== Given data

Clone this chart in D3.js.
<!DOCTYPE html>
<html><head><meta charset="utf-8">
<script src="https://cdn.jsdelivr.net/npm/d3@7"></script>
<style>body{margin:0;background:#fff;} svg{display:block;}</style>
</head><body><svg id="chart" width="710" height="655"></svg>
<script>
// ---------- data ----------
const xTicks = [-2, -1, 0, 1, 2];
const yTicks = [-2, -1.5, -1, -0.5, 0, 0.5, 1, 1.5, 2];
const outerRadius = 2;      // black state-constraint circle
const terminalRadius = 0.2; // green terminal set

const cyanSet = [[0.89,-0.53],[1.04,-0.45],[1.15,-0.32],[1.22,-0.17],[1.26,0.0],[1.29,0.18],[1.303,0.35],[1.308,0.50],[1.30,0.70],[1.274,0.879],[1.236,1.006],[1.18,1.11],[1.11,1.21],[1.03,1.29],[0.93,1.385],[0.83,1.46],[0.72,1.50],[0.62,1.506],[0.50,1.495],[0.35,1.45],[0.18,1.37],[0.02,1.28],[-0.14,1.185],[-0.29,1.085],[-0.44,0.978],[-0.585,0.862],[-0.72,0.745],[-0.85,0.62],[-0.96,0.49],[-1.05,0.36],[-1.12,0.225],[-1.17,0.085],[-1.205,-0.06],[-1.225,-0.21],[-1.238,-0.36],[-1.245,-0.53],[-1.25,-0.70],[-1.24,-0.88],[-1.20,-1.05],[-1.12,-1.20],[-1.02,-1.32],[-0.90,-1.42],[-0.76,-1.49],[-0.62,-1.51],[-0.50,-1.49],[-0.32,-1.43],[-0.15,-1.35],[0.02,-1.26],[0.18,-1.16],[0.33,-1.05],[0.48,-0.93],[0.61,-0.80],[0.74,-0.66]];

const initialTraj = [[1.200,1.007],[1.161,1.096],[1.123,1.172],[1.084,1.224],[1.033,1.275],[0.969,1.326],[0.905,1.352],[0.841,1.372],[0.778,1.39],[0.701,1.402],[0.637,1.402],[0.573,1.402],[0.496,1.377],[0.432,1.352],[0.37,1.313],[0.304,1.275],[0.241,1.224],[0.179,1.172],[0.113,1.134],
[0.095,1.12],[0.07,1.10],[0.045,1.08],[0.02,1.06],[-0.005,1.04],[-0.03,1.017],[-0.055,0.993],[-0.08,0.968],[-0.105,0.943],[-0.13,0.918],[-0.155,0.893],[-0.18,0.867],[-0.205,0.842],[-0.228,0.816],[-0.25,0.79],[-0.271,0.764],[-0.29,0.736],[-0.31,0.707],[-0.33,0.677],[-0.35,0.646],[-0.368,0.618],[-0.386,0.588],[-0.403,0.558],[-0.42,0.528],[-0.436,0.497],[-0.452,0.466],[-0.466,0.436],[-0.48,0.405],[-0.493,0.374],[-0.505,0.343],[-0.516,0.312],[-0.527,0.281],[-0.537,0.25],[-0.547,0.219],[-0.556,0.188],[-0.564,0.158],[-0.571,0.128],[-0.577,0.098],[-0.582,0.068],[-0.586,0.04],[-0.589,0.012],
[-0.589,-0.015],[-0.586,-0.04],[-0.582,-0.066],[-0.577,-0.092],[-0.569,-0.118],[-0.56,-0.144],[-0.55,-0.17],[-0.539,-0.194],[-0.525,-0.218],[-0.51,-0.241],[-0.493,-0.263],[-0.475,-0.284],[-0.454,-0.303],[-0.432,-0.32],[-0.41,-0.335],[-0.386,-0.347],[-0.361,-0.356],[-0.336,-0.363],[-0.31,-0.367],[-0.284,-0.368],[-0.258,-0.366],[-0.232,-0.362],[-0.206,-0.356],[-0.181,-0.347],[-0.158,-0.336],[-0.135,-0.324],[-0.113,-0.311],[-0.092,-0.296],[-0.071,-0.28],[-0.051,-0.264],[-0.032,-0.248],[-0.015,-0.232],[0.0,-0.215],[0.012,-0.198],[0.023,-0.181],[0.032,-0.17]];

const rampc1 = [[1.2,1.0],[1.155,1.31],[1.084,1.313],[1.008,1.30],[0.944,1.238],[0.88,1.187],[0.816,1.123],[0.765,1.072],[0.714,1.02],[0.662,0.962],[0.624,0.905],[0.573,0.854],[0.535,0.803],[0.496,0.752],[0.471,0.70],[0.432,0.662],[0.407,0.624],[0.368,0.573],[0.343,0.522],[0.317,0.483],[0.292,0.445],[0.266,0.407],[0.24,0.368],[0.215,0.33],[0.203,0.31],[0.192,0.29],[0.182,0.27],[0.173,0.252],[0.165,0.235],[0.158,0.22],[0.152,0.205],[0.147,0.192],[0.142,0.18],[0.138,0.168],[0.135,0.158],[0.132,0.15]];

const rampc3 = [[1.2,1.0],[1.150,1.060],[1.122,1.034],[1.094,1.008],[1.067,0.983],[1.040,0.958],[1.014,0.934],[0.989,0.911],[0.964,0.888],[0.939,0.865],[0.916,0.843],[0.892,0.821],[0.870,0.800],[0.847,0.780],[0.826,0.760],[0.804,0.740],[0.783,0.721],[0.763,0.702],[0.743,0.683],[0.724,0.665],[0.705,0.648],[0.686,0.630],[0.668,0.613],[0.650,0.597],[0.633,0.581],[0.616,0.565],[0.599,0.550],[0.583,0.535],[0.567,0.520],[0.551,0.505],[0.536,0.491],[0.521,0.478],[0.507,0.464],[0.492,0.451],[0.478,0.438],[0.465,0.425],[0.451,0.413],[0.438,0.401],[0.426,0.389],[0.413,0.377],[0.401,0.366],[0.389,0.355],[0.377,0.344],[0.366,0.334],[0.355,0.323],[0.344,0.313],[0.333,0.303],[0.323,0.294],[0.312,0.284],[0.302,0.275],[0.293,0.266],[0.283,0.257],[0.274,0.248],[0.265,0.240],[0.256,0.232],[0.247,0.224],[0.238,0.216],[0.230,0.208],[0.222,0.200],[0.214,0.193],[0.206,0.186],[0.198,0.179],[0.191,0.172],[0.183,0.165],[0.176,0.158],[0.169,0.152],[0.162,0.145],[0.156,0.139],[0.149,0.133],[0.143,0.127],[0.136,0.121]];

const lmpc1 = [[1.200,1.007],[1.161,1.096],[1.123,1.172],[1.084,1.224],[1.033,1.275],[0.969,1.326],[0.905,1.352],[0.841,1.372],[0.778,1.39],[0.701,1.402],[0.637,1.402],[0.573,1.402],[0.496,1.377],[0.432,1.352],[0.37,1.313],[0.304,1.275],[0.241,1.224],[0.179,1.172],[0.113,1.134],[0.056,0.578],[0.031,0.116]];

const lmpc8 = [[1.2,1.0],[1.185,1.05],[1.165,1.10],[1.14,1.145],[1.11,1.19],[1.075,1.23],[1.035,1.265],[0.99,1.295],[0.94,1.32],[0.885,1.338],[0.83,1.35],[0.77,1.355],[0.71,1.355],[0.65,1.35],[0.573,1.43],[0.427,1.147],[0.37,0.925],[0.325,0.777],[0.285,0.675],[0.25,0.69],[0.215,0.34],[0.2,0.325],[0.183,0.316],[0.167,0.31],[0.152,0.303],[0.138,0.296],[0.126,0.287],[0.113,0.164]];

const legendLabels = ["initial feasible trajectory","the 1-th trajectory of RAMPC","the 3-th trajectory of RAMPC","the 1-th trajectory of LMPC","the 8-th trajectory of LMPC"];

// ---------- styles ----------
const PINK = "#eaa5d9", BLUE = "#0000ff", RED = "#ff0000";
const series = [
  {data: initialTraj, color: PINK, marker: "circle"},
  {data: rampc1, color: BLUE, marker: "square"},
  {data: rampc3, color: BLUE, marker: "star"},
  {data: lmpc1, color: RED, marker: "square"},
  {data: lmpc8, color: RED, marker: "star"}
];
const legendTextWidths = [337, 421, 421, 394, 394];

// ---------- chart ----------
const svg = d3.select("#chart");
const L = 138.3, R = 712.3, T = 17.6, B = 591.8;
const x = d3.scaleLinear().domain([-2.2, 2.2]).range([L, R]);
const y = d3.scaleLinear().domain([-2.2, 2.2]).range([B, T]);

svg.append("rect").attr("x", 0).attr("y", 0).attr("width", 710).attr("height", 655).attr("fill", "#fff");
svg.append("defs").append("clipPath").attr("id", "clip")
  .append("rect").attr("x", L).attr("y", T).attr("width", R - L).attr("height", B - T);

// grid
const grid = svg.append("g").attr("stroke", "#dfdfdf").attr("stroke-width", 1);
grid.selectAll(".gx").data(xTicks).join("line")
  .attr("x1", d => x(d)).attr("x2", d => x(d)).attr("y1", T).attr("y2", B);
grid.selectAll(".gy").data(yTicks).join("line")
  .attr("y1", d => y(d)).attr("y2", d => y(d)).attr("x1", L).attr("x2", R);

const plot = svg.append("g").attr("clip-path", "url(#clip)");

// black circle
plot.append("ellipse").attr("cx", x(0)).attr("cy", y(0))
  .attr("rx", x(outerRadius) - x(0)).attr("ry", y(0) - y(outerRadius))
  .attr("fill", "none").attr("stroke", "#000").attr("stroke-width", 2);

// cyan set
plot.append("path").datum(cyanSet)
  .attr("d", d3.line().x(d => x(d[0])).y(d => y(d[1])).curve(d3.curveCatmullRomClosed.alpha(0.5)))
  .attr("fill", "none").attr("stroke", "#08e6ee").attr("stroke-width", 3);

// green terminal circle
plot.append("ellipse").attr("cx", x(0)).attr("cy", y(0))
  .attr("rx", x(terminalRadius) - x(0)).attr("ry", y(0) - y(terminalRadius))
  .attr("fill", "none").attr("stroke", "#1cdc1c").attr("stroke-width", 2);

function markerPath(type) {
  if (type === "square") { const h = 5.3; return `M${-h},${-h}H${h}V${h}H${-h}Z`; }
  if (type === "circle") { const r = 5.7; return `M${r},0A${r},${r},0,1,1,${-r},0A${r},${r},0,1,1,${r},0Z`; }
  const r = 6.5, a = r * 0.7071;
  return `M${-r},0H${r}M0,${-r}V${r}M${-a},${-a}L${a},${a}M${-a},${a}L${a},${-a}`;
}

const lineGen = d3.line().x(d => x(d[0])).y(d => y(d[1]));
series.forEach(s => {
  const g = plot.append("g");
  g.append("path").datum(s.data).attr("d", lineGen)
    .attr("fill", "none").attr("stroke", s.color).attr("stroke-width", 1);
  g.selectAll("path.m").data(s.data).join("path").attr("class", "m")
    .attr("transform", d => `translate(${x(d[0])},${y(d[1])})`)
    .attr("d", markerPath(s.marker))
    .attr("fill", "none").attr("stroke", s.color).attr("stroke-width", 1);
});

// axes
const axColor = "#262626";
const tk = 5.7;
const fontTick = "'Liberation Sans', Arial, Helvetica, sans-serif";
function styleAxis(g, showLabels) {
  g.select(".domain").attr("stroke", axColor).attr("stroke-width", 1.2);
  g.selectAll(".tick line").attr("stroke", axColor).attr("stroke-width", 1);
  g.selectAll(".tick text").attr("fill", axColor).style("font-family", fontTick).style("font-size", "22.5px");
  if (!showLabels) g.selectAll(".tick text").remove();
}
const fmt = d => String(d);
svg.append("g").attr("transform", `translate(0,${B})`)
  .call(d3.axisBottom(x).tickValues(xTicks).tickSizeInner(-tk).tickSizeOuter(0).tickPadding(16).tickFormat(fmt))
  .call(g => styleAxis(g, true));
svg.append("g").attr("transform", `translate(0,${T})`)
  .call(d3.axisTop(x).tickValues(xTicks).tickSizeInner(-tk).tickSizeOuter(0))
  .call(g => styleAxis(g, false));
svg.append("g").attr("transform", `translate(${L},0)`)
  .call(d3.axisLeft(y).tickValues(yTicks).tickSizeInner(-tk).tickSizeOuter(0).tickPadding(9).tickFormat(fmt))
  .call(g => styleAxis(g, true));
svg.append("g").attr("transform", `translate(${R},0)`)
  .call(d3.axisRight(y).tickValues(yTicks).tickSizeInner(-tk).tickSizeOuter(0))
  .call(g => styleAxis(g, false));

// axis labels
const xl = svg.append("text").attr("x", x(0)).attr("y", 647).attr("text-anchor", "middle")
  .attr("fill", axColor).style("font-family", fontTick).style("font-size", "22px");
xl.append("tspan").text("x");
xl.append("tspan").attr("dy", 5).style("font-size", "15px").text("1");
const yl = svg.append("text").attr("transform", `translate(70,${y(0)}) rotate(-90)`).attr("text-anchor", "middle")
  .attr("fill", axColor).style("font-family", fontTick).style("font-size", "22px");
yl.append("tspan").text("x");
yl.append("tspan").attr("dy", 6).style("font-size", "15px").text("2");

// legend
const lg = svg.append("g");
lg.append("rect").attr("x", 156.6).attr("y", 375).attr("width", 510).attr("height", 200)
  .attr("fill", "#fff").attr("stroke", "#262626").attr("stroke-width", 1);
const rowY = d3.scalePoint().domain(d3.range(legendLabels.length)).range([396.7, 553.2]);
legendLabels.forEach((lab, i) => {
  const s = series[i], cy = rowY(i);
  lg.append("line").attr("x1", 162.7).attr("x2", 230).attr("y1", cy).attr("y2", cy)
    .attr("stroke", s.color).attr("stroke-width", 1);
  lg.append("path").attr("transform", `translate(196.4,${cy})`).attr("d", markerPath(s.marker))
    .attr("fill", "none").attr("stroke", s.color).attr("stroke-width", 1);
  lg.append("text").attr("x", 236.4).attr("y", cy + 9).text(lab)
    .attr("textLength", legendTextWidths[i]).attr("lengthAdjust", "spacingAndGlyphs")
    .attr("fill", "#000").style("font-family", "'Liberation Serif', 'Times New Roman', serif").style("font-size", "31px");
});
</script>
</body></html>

====
== Given data

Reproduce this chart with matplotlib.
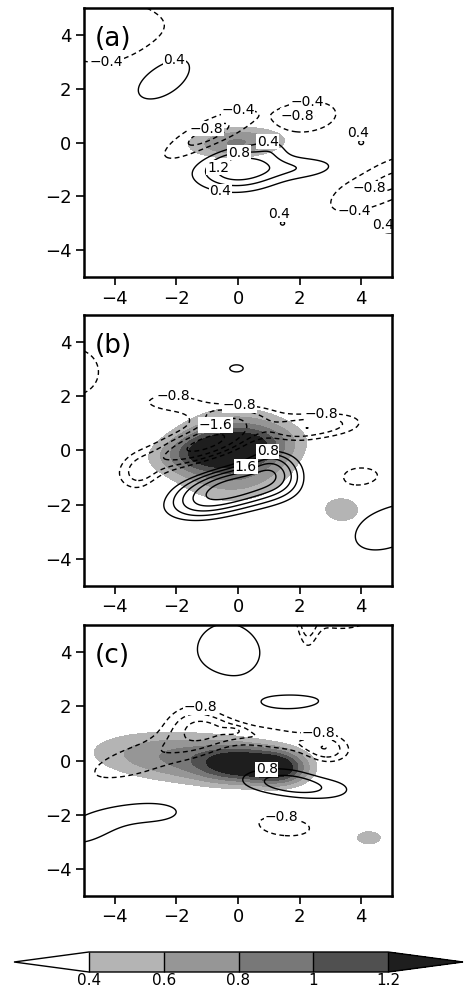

====
== Given data

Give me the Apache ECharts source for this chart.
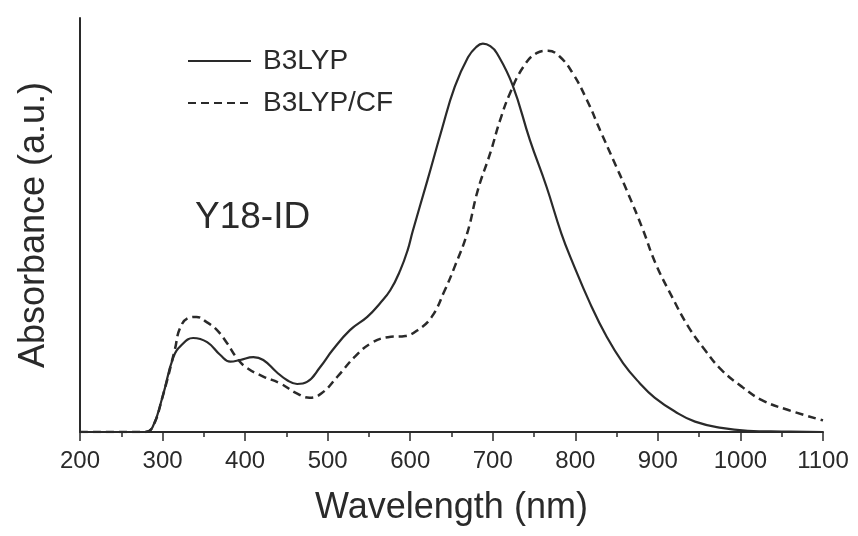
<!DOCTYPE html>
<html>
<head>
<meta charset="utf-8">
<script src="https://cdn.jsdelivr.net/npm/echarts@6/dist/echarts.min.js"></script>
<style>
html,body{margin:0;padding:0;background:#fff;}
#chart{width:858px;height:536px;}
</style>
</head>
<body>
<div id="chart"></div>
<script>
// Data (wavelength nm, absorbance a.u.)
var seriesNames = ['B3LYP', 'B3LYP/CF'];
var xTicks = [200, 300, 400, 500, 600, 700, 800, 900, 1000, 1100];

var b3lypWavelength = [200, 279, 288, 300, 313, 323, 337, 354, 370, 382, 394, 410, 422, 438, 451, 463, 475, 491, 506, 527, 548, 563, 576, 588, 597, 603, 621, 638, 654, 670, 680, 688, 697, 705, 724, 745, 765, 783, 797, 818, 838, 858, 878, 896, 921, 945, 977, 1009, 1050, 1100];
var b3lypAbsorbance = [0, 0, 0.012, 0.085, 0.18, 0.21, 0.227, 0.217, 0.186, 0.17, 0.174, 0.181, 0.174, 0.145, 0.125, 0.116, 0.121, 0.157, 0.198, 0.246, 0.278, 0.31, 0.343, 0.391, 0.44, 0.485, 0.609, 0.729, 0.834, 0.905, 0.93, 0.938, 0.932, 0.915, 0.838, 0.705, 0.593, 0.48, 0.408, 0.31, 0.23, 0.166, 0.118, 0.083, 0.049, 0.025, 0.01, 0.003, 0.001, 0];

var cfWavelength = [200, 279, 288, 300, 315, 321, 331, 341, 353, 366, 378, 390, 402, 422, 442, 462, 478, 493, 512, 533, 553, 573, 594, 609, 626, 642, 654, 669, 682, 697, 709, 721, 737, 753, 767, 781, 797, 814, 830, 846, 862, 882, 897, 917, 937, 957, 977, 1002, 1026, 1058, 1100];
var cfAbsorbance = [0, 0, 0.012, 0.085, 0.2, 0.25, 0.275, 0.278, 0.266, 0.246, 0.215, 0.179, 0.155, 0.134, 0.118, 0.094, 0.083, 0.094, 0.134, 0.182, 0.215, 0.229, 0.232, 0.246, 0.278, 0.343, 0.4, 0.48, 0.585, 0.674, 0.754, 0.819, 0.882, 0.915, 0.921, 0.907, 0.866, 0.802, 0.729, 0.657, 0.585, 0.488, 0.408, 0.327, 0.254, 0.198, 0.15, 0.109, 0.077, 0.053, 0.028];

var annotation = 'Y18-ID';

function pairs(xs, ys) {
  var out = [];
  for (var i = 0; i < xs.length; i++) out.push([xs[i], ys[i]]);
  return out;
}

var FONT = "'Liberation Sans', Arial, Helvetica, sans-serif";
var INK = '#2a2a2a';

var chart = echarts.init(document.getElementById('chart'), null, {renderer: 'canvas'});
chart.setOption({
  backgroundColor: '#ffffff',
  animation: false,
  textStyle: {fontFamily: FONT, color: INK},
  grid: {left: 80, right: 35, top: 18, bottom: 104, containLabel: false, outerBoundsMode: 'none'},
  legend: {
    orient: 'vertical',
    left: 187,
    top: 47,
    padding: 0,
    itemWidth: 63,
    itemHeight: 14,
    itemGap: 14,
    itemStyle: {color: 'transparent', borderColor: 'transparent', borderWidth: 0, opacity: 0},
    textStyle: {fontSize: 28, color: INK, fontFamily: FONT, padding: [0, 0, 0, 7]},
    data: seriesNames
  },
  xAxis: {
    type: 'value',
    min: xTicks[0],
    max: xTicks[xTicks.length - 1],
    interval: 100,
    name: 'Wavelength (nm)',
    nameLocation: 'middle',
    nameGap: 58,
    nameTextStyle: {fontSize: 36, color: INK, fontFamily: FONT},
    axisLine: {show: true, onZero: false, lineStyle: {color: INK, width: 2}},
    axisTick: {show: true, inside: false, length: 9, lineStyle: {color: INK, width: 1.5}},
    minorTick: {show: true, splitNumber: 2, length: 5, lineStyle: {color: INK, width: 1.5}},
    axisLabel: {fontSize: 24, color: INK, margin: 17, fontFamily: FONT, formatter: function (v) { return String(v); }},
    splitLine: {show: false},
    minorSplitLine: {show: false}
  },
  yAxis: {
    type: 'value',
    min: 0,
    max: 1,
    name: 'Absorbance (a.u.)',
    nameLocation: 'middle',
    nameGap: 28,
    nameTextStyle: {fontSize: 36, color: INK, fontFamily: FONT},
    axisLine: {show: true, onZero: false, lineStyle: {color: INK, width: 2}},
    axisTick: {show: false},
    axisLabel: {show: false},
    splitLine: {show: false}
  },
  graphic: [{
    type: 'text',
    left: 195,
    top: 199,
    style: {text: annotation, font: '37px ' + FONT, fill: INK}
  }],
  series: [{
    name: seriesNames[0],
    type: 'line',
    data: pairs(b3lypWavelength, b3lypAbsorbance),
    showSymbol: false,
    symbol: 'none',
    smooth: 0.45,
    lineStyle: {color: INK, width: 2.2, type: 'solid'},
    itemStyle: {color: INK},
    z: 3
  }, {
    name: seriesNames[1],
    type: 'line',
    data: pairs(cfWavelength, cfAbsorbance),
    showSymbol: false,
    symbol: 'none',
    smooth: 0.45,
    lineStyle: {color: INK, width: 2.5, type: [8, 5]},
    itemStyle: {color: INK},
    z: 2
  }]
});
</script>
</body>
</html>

====

Starting at the line containing "Give me the" and ending at the line containing "900, 1000, 1100];", copy those lines exactly, both included, and nothing more. Leave out any picture.

Solution to this exercise:
Give me the Apache ECharts source for this chart.
<!DOCTYPE html>
<html>
<head>
<meta charset="utf-8">
<script src="https://cdn.jsdelivr.net/npm/echarts@6/dist/echarts.min.js"></script>
<style>
html,body{margin:0;padding:0;background:#fff;}
#chart{width:858px;height:536px;}
</style>
</head>
<body>
<div id="chart"></div>
<script>
// Data (wavelength nm, absorbance a.u.)
var seriesNames = ['B3LYP', 'B3LYP/CF'];
var xTicks = [200, 300, 400, 500, 600, 700, 800, 900, 1000, 1100];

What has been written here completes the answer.